## Requirement
In your copy, include every line of the listing below exactly but none of the pictures.

## Data extract
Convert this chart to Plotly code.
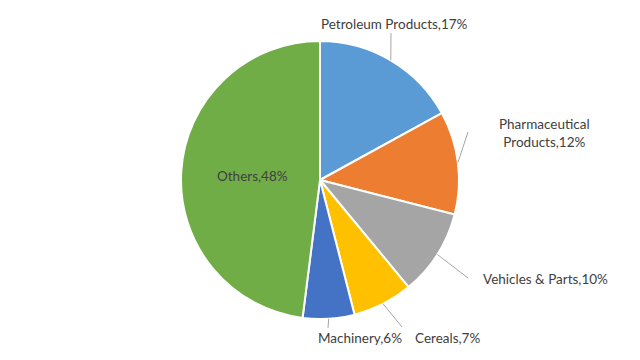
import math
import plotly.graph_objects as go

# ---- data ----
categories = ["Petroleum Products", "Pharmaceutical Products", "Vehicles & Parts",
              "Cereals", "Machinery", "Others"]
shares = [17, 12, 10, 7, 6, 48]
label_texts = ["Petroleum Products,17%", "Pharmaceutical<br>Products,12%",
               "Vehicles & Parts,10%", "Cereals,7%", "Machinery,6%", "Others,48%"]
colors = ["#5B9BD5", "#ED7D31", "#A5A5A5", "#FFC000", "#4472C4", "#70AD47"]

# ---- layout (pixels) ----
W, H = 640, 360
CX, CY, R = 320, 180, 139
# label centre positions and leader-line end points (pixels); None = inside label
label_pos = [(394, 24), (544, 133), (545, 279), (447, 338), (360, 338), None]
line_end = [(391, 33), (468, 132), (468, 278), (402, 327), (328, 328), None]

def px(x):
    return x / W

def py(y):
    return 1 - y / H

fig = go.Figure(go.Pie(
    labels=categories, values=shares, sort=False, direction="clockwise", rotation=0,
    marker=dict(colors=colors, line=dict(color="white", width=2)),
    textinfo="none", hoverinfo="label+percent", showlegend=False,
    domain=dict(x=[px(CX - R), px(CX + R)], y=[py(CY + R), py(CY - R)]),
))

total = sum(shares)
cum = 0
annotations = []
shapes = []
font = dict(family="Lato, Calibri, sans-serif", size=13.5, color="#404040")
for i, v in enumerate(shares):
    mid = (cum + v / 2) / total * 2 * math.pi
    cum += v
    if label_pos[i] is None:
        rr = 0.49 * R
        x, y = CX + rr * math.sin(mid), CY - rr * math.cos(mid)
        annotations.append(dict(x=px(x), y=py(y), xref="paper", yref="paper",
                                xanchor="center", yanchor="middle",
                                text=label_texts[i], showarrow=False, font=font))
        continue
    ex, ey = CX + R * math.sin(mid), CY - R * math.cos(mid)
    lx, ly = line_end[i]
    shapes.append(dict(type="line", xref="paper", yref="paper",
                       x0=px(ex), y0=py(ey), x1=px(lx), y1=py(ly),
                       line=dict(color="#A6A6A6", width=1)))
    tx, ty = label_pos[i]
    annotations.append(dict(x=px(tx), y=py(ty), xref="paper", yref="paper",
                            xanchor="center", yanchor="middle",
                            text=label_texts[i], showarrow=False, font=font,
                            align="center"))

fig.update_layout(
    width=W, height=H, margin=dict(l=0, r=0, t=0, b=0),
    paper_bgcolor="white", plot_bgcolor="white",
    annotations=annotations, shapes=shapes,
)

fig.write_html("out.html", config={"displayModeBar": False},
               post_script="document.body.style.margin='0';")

## Exercise solution
Convert this chart to Plotly code.
import math
import plotly.graph_objects as go

# ---- data ----
categories = ["Petroleum Products", "Pharmaceutical Products", "Vehicles & Parts",
              "Cereals", "Machinery", "Others"]
shares = [17, 12, 10, 7, 6, 48]
label_texts = ["Petroleum Products,17%", "Pharmaceutical<br>Products,12%",
               "Vehicles & Parts,10%", "Cereals,7%", "Machinery,6%", "Others,48%"]
colors = ["#5B9BD5", "#ED7D31", "#A5A5A5", "#FFC000", "#4472C4", "#70AD47"]

# ---- layout (pixels) ----
W, H = 640, 360
CX, CY, R = 320, 180, 139
# label centre positions and leader-line end points (pixels); None = inside label
label_pos = [(394, 24), (544, 133), (545, 279), (447, 338), (360, 338), None]
line_end = [(391, 33), (468, 132), (468, 278), (402, 327), (328, 328), None]

def px(x):
    return x / W

def py(y):
    return 1 - y / H

fig = go.Figure(go.Pie(
    labels=categories, values=shares, sort=False, direction="clockwise", rotation=0,
    marker=dict(colors=colors, line=dict(color="white", width=2)),
    textinfo="none", hoverinfo="label+percent", showlegend=False,
    domain=dict(x=[px(CX - R), px(CX + R)], y=[py(CY + R), py(CY - R)]),
))

total = sum(shares)
cum = 0
annotations = []
shapes = []
font = dict(family="Lato, Calibri, sans-serif", size=13.5, color="#404040")
for i, v in enumerate(shares):
    mid = (cum + v / 2) / total * 2 * math.pi
    cum += v
    if label_pos[i] is None:
        rr = 0.49 * R
        x, y = CX + rr * math.sin(mid), CY - rr * math.cos(mid)
        annotations.append(dict(x=px(x), y=py(y), xref="paper", yref="paper",
                                xanchor="center", yanchor="middle",
                                text=label_texts[i], showarrow=False, font=font))
        continue
    ex, ey = CX + R * math.sin(mid), CY - R * math.cos(mid)
    lx, ly = line_end[i]
    shapes.append(dict(type="line", xref="paper", yref="paper",
                       x0=px(ex), y0=py(ey), x1=px(lx), y1=py(ly),
                       line=dict(color="#A6A6A6", width=1)))
    tx, ty = label_pos[i]
    annotations.append(dict(x=px(tx), y=py(ty), xref="paper", yref="paper",
                            xanchor="center", yanchor="middle",
                            text=label_texts[i], showarrow=False, font=font,
                            align="center"))

fig.update_layout(
    width=W, height=H, margin=dict(l=0, r=0, t=0, b=0),
    paper_bgcolor="white", plot_bgcolor="white",
    annotations=annotations, shapes=shapes,
)

fig.write_html("out.html", config={"displayModeBar": False},
               post_script="document.body.style.margin='0';")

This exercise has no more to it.